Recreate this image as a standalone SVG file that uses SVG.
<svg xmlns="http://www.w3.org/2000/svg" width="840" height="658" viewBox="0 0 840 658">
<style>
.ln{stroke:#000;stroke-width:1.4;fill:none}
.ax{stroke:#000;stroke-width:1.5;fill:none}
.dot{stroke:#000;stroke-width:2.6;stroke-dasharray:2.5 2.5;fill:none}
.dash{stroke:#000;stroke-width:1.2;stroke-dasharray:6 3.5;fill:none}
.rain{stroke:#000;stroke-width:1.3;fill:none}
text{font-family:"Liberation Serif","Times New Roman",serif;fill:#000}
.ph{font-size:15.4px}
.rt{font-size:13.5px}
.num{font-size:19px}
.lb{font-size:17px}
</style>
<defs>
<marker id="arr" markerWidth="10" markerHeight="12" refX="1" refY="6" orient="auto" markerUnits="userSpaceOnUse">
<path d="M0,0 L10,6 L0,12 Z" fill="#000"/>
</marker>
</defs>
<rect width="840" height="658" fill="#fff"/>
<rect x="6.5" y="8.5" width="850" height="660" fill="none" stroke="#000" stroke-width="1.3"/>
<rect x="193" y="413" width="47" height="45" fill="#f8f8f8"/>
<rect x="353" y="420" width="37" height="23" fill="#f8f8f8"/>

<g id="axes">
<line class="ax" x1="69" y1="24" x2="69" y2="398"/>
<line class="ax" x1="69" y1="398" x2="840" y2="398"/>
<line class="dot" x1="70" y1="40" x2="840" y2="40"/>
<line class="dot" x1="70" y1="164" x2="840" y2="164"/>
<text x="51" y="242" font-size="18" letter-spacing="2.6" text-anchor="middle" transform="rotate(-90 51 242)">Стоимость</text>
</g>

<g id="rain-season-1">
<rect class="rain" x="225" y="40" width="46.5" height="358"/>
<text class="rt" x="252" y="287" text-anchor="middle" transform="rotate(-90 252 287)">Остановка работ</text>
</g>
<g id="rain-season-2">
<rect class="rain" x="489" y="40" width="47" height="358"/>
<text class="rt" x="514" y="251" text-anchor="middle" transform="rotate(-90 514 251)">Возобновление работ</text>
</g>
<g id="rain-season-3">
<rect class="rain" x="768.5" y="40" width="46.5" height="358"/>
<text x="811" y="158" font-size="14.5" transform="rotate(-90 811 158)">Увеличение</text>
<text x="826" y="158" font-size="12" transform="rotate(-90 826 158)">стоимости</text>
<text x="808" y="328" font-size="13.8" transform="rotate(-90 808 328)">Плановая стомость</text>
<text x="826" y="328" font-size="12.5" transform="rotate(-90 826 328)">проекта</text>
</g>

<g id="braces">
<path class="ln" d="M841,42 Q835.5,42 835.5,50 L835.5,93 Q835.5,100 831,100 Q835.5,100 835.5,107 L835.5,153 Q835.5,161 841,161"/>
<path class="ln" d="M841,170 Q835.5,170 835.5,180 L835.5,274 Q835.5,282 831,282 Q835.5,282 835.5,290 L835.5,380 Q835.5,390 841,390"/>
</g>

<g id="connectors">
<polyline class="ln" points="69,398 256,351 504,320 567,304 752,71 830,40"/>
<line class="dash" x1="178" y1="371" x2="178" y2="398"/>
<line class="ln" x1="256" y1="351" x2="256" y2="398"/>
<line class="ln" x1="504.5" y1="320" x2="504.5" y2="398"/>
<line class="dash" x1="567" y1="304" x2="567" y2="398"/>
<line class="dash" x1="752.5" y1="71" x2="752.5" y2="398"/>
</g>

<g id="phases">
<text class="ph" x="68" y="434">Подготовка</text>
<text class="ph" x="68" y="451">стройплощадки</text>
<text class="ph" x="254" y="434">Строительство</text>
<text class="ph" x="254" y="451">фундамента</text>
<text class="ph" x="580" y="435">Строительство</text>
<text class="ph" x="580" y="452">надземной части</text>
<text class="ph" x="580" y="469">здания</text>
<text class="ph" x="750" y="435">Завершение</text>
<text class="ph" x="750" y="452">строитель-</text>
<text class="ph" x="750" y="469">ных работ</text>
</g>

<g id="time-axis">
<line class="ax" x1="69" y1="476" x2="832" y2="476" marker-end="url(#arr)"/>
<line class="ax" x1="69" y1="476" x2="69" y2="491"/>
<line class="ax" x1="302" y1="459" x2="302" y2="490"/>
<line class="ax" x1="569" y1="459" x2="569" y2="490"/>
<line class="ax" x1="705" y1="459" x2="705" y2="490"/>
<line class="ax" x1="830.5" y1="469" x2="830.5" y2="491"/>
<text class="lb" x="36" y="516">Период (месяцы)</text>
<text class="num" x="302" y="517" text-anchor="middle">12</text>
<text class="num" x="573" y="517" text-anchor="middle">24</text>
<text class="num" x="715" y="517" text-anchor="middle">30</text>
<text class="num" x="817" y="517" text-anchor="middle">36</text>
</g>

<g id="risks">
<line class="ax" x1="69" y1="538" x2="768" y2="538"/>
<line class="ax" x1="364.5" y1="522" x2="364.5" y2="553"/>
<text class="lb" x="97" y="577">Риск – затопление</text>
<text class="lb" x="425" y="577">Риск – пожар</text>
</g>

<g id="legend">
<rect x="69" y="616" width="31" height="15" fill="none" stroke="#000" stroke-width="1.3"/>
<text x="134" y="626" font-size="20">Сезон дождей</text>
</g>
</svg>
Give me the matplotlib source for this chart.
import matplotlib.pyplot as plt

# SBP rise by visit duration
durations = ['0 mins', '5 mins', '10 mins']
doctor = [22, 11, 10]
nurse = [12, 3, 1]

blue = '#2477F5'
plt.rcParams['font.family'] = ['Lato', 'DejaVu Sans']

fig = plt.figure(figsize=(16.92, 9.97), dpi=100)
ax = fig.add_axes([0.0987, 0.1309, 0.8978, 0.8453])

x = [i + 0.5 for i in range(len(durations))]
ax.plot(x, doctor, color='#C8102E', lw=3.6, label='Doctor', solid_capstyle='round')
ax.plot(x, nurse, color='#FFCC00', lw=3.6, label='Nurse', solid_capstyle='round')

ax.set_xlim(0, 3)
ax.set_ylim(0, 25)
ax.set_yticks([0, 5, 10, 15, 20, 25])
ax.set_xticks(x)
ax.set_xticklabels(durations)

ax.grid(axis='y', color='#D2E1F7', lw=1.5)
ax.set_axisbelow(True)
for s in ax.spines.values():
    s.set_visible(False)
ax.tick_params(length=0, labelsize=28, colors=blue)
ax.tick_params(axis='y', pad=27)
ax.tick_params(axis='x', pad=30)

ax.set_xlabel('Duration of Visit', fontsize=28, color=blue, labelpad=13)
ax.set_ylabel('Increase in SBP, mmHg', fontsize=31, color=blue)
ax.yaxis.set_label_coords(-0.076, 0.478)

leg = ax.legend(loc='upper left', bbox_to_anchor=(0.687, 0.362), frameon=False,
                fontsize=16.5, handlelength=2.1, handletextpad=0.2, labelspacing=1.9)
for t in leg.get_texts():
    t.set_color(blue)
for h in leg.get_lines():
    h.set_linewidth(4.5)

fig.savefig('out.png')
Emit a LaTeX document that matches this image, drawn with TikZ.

> _WHAT IS ASKED_: This exercise asks for the lines from the line with "Give me the matplotlib source for this chart." to the line with "ax = fig.add_axes([0.0987, 0.1309, 0.8978, 0.8453])", both lines included, set down exactly and with nothing else.

> _REPLY TO THE TASK_:
Give me the matplotlib source for this chart.
import matplotlib.pyplot as plt

# SBP rise by visit duration
durations = ['0 mins', '5 mins', '10 mins']
doctor = [22, 11, 10]
nurse = [12, 3, 1]

blue = '#2477F5'
plt.rcParams['font.family'] = ['Lato', 'DejaVu Sans']

fig = plt.figure(figsize=(16.92, 9.97), dpi=100)
ax = fig.add_axes([0.0987, 0.1309, 0.8978, 0.8453])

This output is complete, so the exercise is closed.